ABSTRACT: This talk covers two different topics about polymeric materials and living marine organisms.

In the first part, we will talk about a class of soft matters called viscoplastic or yield stress materials. Such materials, if not sufficiently stressed, behave like an elastic solid, but once the stress exceeds a critical value (the yield stress), the material deforms like a viscous fluid. We will discuss the effect of the yield stress on spreading droplets. We use experiments, asymptotic solutions, and numerical simulations to explain the dynamics and final shape of the droplets. Later, we will show how one can externally control the shape of a spreading droplet using temperature.
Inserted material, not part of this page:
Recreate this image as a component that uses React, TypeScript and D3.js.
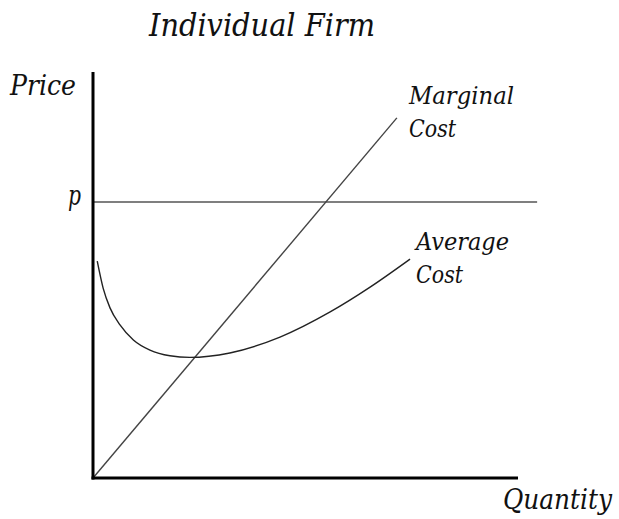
import React from "react";
import * as d3 from "d3";

const title = "Individual Firm";
const yLabel = "Price";
const xLabel = "Quantity";
const priceLabel = "p";
const priceLevel = 68;
const priceLineEnd = 104.5;
const mcLabel = ["Marginal", "Cost"];
const acLabel = ["Average", "Cost"];
const mcQ = [0, 71.5];
const mcP = [0, 88.7];
const acQ = [1.0, 2.4, 4.0, 6.35, 9.5, 13.4, 18.1, 22.8, 32.2, 44, 55.8, 65.2, 74.6];
const acP = [53.4, 46.7, 41.9, 37.7, 34.0, 31.5, 30.1, 29.7, 30.8, 34.7, 40.9, 47, 53.9];

const W = 619;
const H = 519;
const FONT = "'DejaVu Serif Condensed', 'DejaVu Serif', serif";

type LabelProps = { x: number; y: number; size: number; len: number; children: string };
function Label({ x, y, size, len, children }: LabelProps) {
  return (
    <text
      x={x}
      y={y}
      fontSize={size}
      textLength={len}
      lengthAdjust="spacingAndGlyphs"
      style={{ fontFamily: FONT, fontStyle: "italic", fontStretch: "condensed", fill: "#111" }}
    >
      {children}
    </text>
  );
}

export default function App() {
  const x = d3.scaleLinear().domain([0, 100]).range([93, 518]);
  const y = d3.scaleLinear().domain([0, 100]).range([478, 72]);
  const line = d3
    .line<[number, number]>()
    .x((d) => x(d[0]))
    .y((d) => y(d[1]));
  const curve = d3
    .line<[number, number]>()
    .x((d) => x(d[0]))
    .y((d) => y(d[1]))
    .curve(d3.curveMonotoneX);
  const mcPts: [number, number][] = mcQ.map((q, i) => [q, mcP[i]]);
  const acPts: [number, number][] = acQ.map((q, i) => [q, acP[i]]);
  return (
    <svg
      width={W}
      height={H}
      style={{ position: "absolute", left: 0, top: 0, background: "#fff" }}
    >
      <Label x={149} y={36} size={31} len={226}>{title}</Label>
      <Label x={10} y={95} size={27} len={66}>{yLabel}</Label>
      <Label x={68} y={205} size={27} len={13}>{priceLabel}</Label>
      <Label x={503} y={509} size={27} len={109}>{xLabel}</Label>
      <Label x={409} y={104} size={25} len={105}>{mcLabel[0]}</Label>
      <Label x={409} y={137} size={25} len={47}>{mcLabel[1]}</Label>
      <Label x={416} y={250} size={25} len={93}>{acLabel[0]}</Label>
      <Label x={416} y={283} size={25} len={47}>{acLabel[1]}</Label>
      <path
        d={line([[0, priceLevel], [priceLineEnd, priceLevel]]) || ""}
        stroke="#555"
        strokeWidth={1.5}
        fill="none"
      />
      <path d={line(mcPts) || ""} stroke="#444" strokeWidth={1.4} fill="none" />
      <path d={curve(acPts) || ""} stroke="#222" strokeWidth={1.4} fill="none" />
      <line x1={x(0)} x2={x(0)} y1={y(100)} y2={y(0) + 1.5} stroke="#000" strokeWidth={3} />
      <line x1={x(0) - 1.5} x2={x(100)} y1={y(0)} y2={y(0)} stroke="#000" strokeWidth={3} />
    </svg>
  );
}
For that, we will first present the rheological properties of a thermo-responsive material that undergoes sol (Newtonian)-gel (yield stress) transition upon heating.

Then, we show the final diameter of a thermo-responsive droplet can be controlled by simply changing the surface temperature. In the same part, we introduce an experimental method based on optical coherence tomography to identify the solidified region inside a droplet. Eventually, we will briefly discuss the other applications of viscoplastic droplets. In the second part, we will talk about our new study on Dinoflagellate Bioluminescence. Bioluminescence (emission of light from living organisms) is a common form of communication in the ocean. Here we study the bioluminescence on a single-cell level, aiming to understand the response to mechanical stimulation. In our experiments, the cell (a dinoflagellate called P. Lunula) was immobilized via micro-pipette aspiration. We impose pressure on the cell, via a submerged impinging jet. We show that the flow-induced stress on the cell membrane results in a local elastic deformation. As a result, a series of chemical signaling events occur that eventually yields to light production in sub-cellular compartments. Besides experiments, we propose a counterpart model based on linear ODEs that includes the viscoelasticity of the membrane.

BIOSKETCH: Maziyar Jalaal is an applied physicist, currently working as a postdoc at the Department of Applied Mathematics and Theoretical Physics at the University of Cambridge at Ray Goldstein’s Lab. Before, he was a postdoc at Detlef Lohse’s Physics of Fluids group and Max Planck Center for Complex Fluids. He did a Ph.D. in Complex Fluid Lab at the University of British Columbia with Neil Balmforth and Boris Stoeber. His research interests are mostly soft matter, interfaces, and biophysics. He is a former NSERC Vanier Canada Scholar and the winner of Canada CFD Award, Young Scientist Award of the Dutch Fluid Society, and Cambridge Public Engagement Award.